* PROVIDED DATA *

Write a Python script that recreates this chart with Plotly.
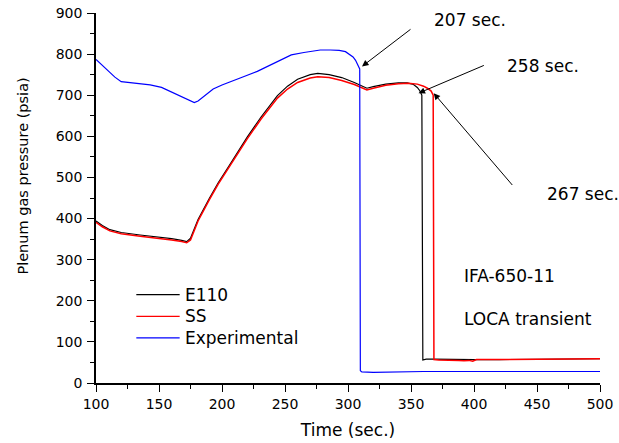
import plotly.graph_objects as go

# Simulated plenum pressure, E110 cladding model
time_e110 = [100, 105, 111, 120, 135, 150, 160, 168, 172, 175, 181, 190, 197, 205, 210, 220, 231, 244,
             252, 260, 270, 276, 285, 295, 305, 310, 315, 320, 330, 340, 347, 352, 355, 357, 358.6,
             359.4, 362, 367, 380, 400, 420, 450, 480, 500]
pressure_e110 = [394, 383, 373, 366, 360, 355, 351, 347, 344, 352, 398, 449, 487, 525, 550, 598, 647, 699,
                 722, 739, 750, 753, 750, 743, 731, 724, 717, 721, 727, 730, 730, 726, 719, 711, 700,
                 56, 58, 58, 57, 57, 57, 58, 58, 59]

# Simulated plenum pressure, SS cladding model
time_ss = [100, 105, 111, 120, 135, 150, 160, 168, 172, 175, 181, 190, 197, 205, 210, 220, 231, 244,
           252, 260, 270, 276, 285, 295, 305, 310, 315, 320, 330, 340, 348, 355, 360, 363, 366,
           367.6, 368.2, 372, 380, 388, 392, 396, 399, 402, 420, 450, 480, 500]
pressure_ss = [391, 380, 370, 363, 357, 352, 348, 344, 341, 348, 394, 446, 484, 522, 547, 594, 642, 693,
               715, 731, 742, 745, 743, 736, 726, 720, 713, 717, 724, 728, 729, 727, 722, 717, 710,
               700, 57, 56, 56, 55, 54, 55, 53, 57, 57, 58, 58, 59]

# Measured plenum pressure
time_exp = [100, 105, 111, 115, 120, 130, 143, 152, 159, 167, 175, 178, 181, 187, 193, 200, 207, 217,
            228, 236, 244, 255, 265, 270, 278, 286, 293, 298, 301, 304, 306, 308, 309.3, 309.8,
            311, 320, 335, 360, 400, 450, 500]
pressure_exp = [787, 772, 754, 744, 733, 729, 725, 719, 709, 697, 685, 682, 686, 701, 715, 725, 734, 745,
                758, 770, 783, 798, 804, 807, 810, 810, 809, 806, 800, 793, 785, 773, 764, 30,
                27, 26, 27, 28, 28, 28, 28]

series_names = ["E110", "SS", "Experimental"]
series_colors = ["#000000", "#ff0000", "#0000ff"]
series_widths = [1.2, 1.5, 1.2]
series_time = [time_e110, time_ss, time_exp]
series_pressure = [pressure_e110, pressure_ss, pressure_exp]

FONT = "DejaVu Sans"
BLACK = "#000000"

fig = go.Figure()
for name, t, p, color, w in zip(series_names, series_time, series_pressure, series_colors, series_widths):
    fig.add_trace(go.Scatter(x=t, y=p, mode="lines", name=name, showlegend=False,
                             line=dict(color=color, width=w)))

# Key drawn inside the plot area: sample line + label per series (paper coordinates)
key_rows_y = [0.239, 0.180, 0.122]
for name, color, ky in zip(series_names, series_colors, key_rows_y):
    fig.add_shape(type="line", xref="paper", yref="paper", x0=0.080, x1=0.166, y0=ky, y1=ky,
                  line=dict(color=color, width=1.2))
    fig.add_annotation(x=0.172, y=ky, xref="paper", yref="paper", text=name, showarrow=False,
                       xanchor="left", yanchor="middle",
                       font=dict(family=FONT, size=17, color=BLACK))

# Failure-time call-outs: (label, arrow head, arrow tail, label anchor)
callouts = [
    ("207 sec.", (311.1, 770), (350.8, 863), (366.5, 884)),
    ("258 sec.", (356.0, 705), (409.0, 774), (424.6, 770)),
    ("267 sec.", (368.0, 705), (431.4, 478), (456.0, 460)),
]
for label, head, tail, pos in callouts:
    fig.add_annotation(x=head[0], y=head[1], ax=tail[0], ay=tail[1],
                       xref="x", yref="y", axref="x", ayref="y", text="",
                       showarrow=True, arrowhead=2, arrowsize=1.3, arrowwidth=1,
                       arrowcolor=BLACK, standoff=0)
    fig.add_annotation(x=pos[0], y=pos[1], xref="x", yref="y", text=label,
                       showarrow=False, xanchor="left", yanchor="middle",
                       font=dict(family=FONT, size=17, color=BLACK))

for text, y in [("IFA-650-11", 259.5), ("LOCA transient", 156)]:
    fig.add_annotation(x=390.4, y=y, xref="x", yref="y", text=text,
                       showarrow=False, xanchor="left", yanchor="middle",
                       font=dict(family=FONT, size=17, color=BLACK))

# Y-axis title, placed a little above the axis centre
fig.add_annotation(x=-0.144, y=0.559, xref="paper", yref="paper",
                   text="Plenum gas pressure (psia)", textangle=-90, showarrow=False,
                   xanchor="center", yanchor="middle",
                   font=dict(family=FONT, size=14.5, color=BLACK))

axis_common = dict(
    showgrid=False, zeroline=False, showline=True, linecolor=BLACK, linewidth=1.5,
    ticks="outside", ticklen=7, tickwidth=1.2, tickcolor=BLACK,
    tickfont=dict(family=FONT, size=14, color=BLACK),
    mirror=False,
)

fig.update_xaxes(range=[100, 500], tick0=100, dtick=50,
                 minor=dict(ticks="outside", ticklen=4, tickwidth=1.2, tickcolor=BLACK, dtick=25),
                 title=dict(text="Time (sec.)", font=dict(family=FONT, size=17, color=BLACK),
                            standoff=14),
                 **axis_common)
fig.update_yaxes(range=[0, 900], tick0=0, dtick=100, ticklabelstandoff=2,
                 minor=dict(ticks="outside", ticklen=4, tickwidth=1.2, tickcolor=BLACK, dtick=50),
                 **axis_common)

fig.update_layout(
    width=619, height=443,
    margin=dict(l=96, r=19, t=13, b=60, autoexpand=False),
    paper_bgcolor="#ffffff", plot_bgcolor="#ffffff",
    showlegend=False,
)

fig.write_html("out.html")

* WHAT NEEDS TO BE DONE *
Return only the lines from the start of the data through the line that contains "import plotly.graph_objects as go", please, copying them exactly and omitting all pictures.

* SOLUTION FOR THIS PROBLEM *
Write a Python script that recreates this chart with Plotly.
import plotly.graph_objects as go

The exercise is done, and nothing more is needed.